According to the official version [via commercialappeal.com], the killer cops didn’t just bust in and start firing at the auto mechanic.

“A man pointed a gun at officers through an open door,” [District Attorney John] Champion said. The officers repeatedly warned [41-year-old Ismael Lopez] to put the gun down before one of them opened fire. He said he believed that one officer shot at the dog, while the other shot at the man.

Fair enough, right? Only . . .

[Family friend, Jordan] Castillo said the slain man’s wife was too upset to talk, but that she’d told him things that contradicted the official account. He said Lopez had two guns: a Glock pistol, which he usually kept in the bedroom, and a .22 caliber rifle, which he usually kept in the front room.

He said Lopez’s wife told him that after the shooting, the rifle was in its usual spot.

And Castillo pointed to a hole in the porch banister and holes in the front door, saying that they indicated the shots had been fired through a closed door. “If you’re shooting through a door in that manner, you don’t know who’s behind that door.”

He said he couldn’t imagine that Lopez would have come out aiming a gun at police. “It don’t make sense at all.”

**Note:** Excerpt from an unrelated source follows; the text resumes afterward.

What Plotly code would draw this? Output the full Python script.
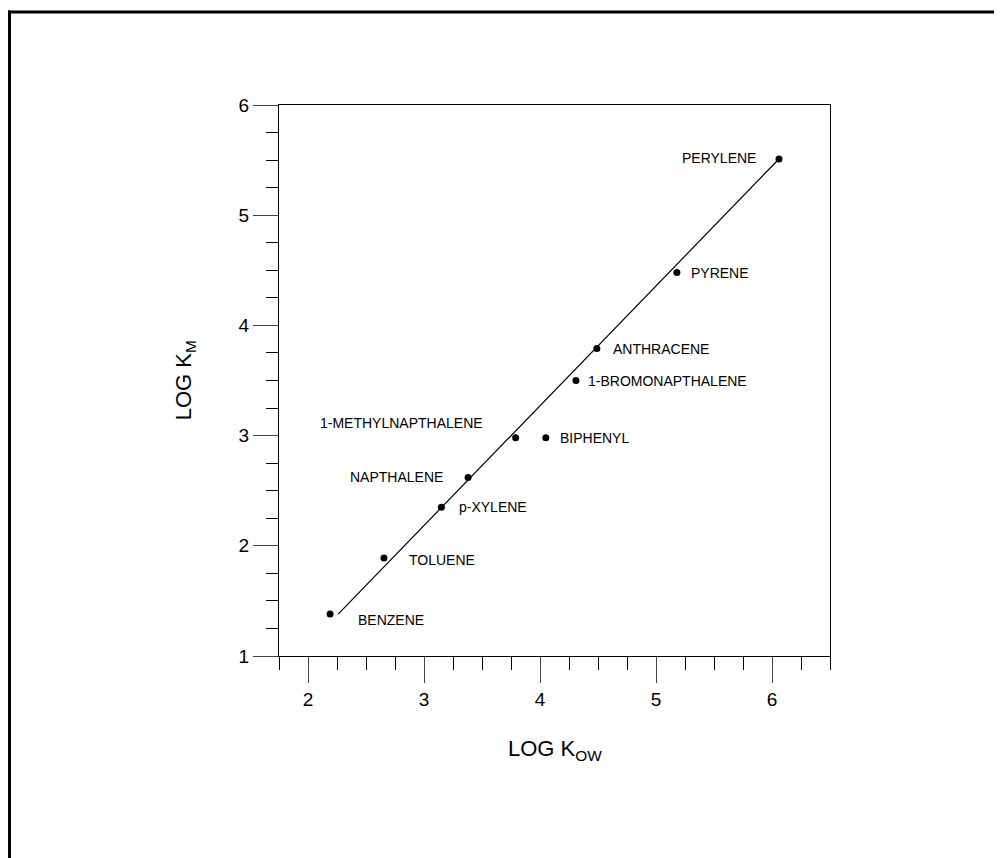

He also said Lopez spoke good English and would not have misunderstood commands to put down a gun – but he said Lopez’s wife reported not hearing such commands.

There’s no word whether or not the cops announced themselves before the fatal encounter. According to the DA, the Southhaven po-po don’t have body cameras. So . . .

I’ve said it before, I’ll say it again: a little courtesy from The Boys in Blue goes a long way to preventing these sorts of incidents.

Is it too much to ask cops to knock on a door of a suspected perp? And if a suspect is thought to be violent, why not wait until he or she comes out of their house/workplace before attempting apprehension?